«Похоже, он действительно хочет принести, — подумал Егор, как только остался один. — Он так весел и так оживлен, неужели не понимает, почему я интересуюсь Ипатиным? А если и в самом деле старик умер не от болезни и старости, а от невнимания, небрежения («А-а, все они»)? Каким бы ни был он в прошлом, это ведь не может ничего оправдать теперь, — продолжал думать Егор, и ему представлялась странной и поразительной та уверенность, с какою только что разговаривал и держался с ним Лаврушин. — Может быть, он притворяется, играет?» — думал он, зная, что Лаврушин способен на это.
Лаврушин вскоре вернулся; он вошел в кабинет плавной походкой, держа в руке толстую папку — дело Ипатина, — и, подойдя к столу и положив папку перед Егором, весело сказал:
— Тебе повезло, не сдали. Какой том, а!
— Да, внушительный, — согласился Егор.
— Роман, чего только в нем нет: и плен, и лагеря, и раскулачивание — на десять жизней. — Лаврушин опять улыбнулся довольной улыбкой. — У людей гениальных, у людей выдающихся жизнь всегда бывает наполнена разными необычными событиями, и это вполне понятно, но как у этих, — он кивнул на раскрытое уже Егором ипатинское дело, — как они, мужички эти, за свою жизнь иногда ухитряются столько натворить, уму непостижимо. Тебя не удивляет это? Меня удивляет. Вот нам с тобой уже скоро по тридцать, но какое выдающееся событие было у нас? Никакого. А какое предвидится? Тоже никакого. Нет, меня все это удивляет, Егор, всякие такие дела есть отклонение от норм человеческой жизни, одни отклонения возвышенные, в сторону гениальности, другие же, и их в сотни раз больше, в сторону низменную, к преступности. И этот твой Ипатин — как раз очень типичный экземпляр, — заключил Лаврушин так же неторопливо, как он произносил первые слова; он был сейчас еще больше доволен собой, и сказанное им представлялось ему настолько значительным, что он видел, что нужно дать возможность Егору и конечно же самому себе обдумать все, чтобы продолжить разговор; еще ему хотелось сохранить подольше то впечатление, какое, как полагал он, произвели его слова на Егора, и он, сказав: «Полистай», отошел к окну. Но он не мог долго стоять у окна; он чувствовал в себе то приятное волнение и то беспокойство, какое приходило к нему всегда в минуты особенного удовлетворения собой; ему хотелось говорить, и он все время оглядывался на Егора, листавшего и просматривавшего ипатинское дело. «Есть норма жизни и есть отклонения, — продолжал мысленно Лаврушин, готовясь сразу же начать разговор, как только Егор закроет папку. — Мера отклонения есть мера гениальности или мера преступности; поощрение гениальности и пресечение преступности — вот главные задачи общества. Нам, юристам, дано второе — пресечение, и в этой сфере мы должны действовать смело, решительно и жестко». Он был теперь вполне уверен, что его мысли не только совпадают с суждениями Егора, но точнее и яснее выражают суть дела. Он не задумывался, как Егор, над причинами, порождающими преступления (это требовало иных, настоящих усилий), он просто был убежден, что главное — в этом делении на нормы и отклонение, и чем дольше он думал об этом, тем сильнее назревало в нем желание говорить. Он отошел от окна и прошелся по кабинету; затем сел в свое новое кресло, за стол, и просмотрел несколько лежавших перед ним бумаг.

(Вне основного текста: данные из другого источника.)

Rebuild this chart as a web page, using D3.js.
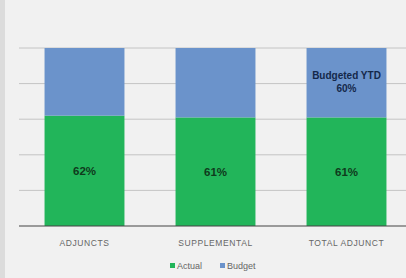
<!DOCTYPE html>
<html>
<head>
<script src="https://d3js.org/d3.v7.min.js"></script>
<style>
  body { margin:0; background:#f1f1f1; }
  svg { display:block; font-family:"Liberation Sans", Arial, sans-serif; }
</style>
</head>
<body>
<script>
var categories = ["ADJUNCTS", "SUPPLEMENTAL", "TOTAL ADJUNCT"];
var actual = [62, 61, 61];
var budget = [38, 39, 39];
var budgetLabel = ["Budgeted YTD", "60%"];
var yTicks = [0, 20, 40, 60, 80, 100];

var W = 406, H = 278;
var svg = d3.select("body").append("svg").attr("width", W).attr("height", H);

svg.append("rect").attr("width", W).attr("height", H).attr("fill", "#f1f1f1");
svg.append("rect").attr("width", 5).attr("height", H).attr("fill", "#dcdcdc");

var x = d3.scaleBand().domain(categories).range([19, 412]).paddingInner(0.39).paddingOuter(0.195);
var y = d3.scaleLinear().domain([0, 100]).range([226, 48]);

// gridlines
svg.append("g").selectAll("line").data(yTicks.slice(1)).enter().append("line")
  .attr("x1", 19).attr("x2", 406)
  .attr("y1", function(d){ return y(d); }).attr("y2", function(d){ return y(d); })
  .attr("stroke", "#c4c4c4").attr("stroke-width", 1);

var rows = categories.map(function(c, i){ return {cat:c, actual:actual[i], budget:budget[i]}; });
var stack = d3.stack().keys(["actual", "budget"])(rows);
var colors = {actual:"#22b55a", budget:"#6b93cb"};

svg.append("g").selectAll("g").data(stack).enter().append("g")
  .attr("fill", function(d){ return colors[d.key]; })
  .selectAll("rect").data(function(d){ return d; }).enter().append("rect")
  .attr("x", function(d){ return x(d.data.cat); })
  .attr("width", x.bandwidth())
  .attr("y", function(d){ return y(d[1]); })
  .attr("height", function(d){ return y(d[0]) - y(d[1]); });

// baseline
svg.append("line").attr("x1", 19).attr("x2", 406).attr("y1", y(0)).attr("y2", y(0))
  .attr("stroke", "#444").attr("stroke-width", 1.2);

// actual labels
svg.append("g").selectAll("text").data(rows).enter().append("text")
  .attr("x", function(d){ return x(d.cat) + x.bandwidth()/2; })
  .attr("y", function(d){ return (y(0) + y(d.actual))/2 + 4; })
  .attr("text-anchor", "middle").attr("font-size", 11.5).attr("font-weight", "bold")
  .attr("fill", "#0f3a1c")
  .text(function(d){ return d.actual + "%"; });

// budget label on last bar
var last = categories[categories.length - 1];
svg.append("g").selectAll("text").data(budgetLabel).enter().append("text")
  .attr("x", x(last) + x.bandwidth()/2)
  .attr("y", function(d, i){ return 79 + i*13; })
  .attr("text-anchor", "middle").attr("font-size", 10).attr("font-weight", "bold")
  .attr("fill", "#14284a")
  .text(function(d){ return d; });

// category axis labels
svg.append("g").selectAll("text").data(categories).enter().append("text")
  .attr("x", function(d){ return x(d) + x.bandwidth()/2; })
  .attr("y", 246)
  .attr("text-anchor", "middle").attr("font-size", 8.5).attr("letter-spacing", 0.6)
  .attr("fill", "#666")
  .text(function(d){ return d; });

// legend
var legend = [{k:"actual", t:"Actual", x:170}, {k:"budget", t:"Budget", x:220}];
var lg = svg.append("g").selectAll("g").data(legend).enter().append("g")
  .attr("transform", function(d){ return "translate(" + d.x + ",268)"; });
lg.append("rect").attr("x", 0).attr("y", -5).attr("width", 5).attr("height", 5)
  .attr("fill", function(d){ return colors[d.k]; });
lg.append("text").attr("x", 7).attr("y", 0.5).attr("font-size", 9).attr("fill", "#666")
  .text(function(d){ return d.t; });
</script>
</body>
</html>
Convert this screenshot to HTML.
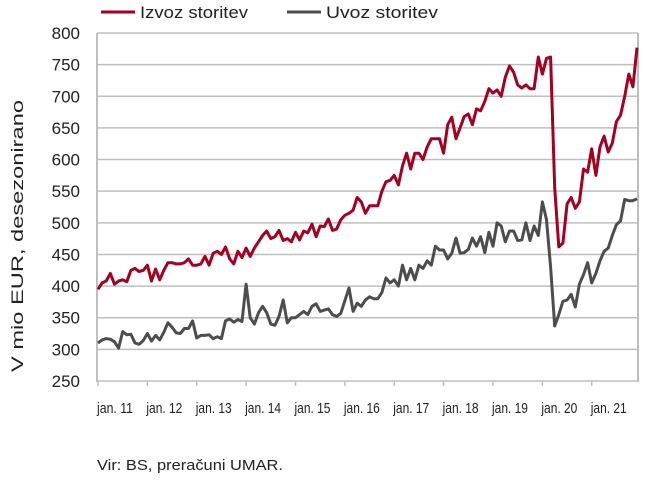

— Ну что, любопытно? — сказал он, снова поднимаясь и подходя к Егору. — Есть в этом ипатинском деле, между прочим, характерная сторона: старик ни разу и ни в чем не признал себя виновным, но вовсе не потому, что был невиновен, а понимал, что трудно доказать его вину. Как он, к примеру, попал в плен? Дезертировал, сдался, как изменник, как предатель, но обрати внимание, на что он делает упор: попал в плен, и все! Вот основная трудность и основная сложность нашей юридической практики: определить, умышленно или неумышленно. Сложность невероятная, тогда как в нашей науке и в нашей практике более, чем где-либо, должна быть ясность и определенность. Всякое преступление — это прежде всего отклонение от общепринятых норм жизни. Мера отклонения есть мера преступности, вот что должно лежать в основе законодательства. Это и точно и, главное, ясно и просто.
— А кто, скажи мне, будет определять эту самую твою меру отклонения? — заметил Егор, неохотно и не очень внимательно слушавший Лаврушина, но уловивший главную суть его рассуждений.
— Я не о том, кто будет определять…
— Все же кто?
— Общество.
— Да, вот уж где ясность полная, — сказал Егор и вновь принялся листать ипатинское дело.
— Все и всегда будет решать общество, и как бы мы ни хотели уйти от этого, мы никуда не уйдем, — заметил Лаврушин.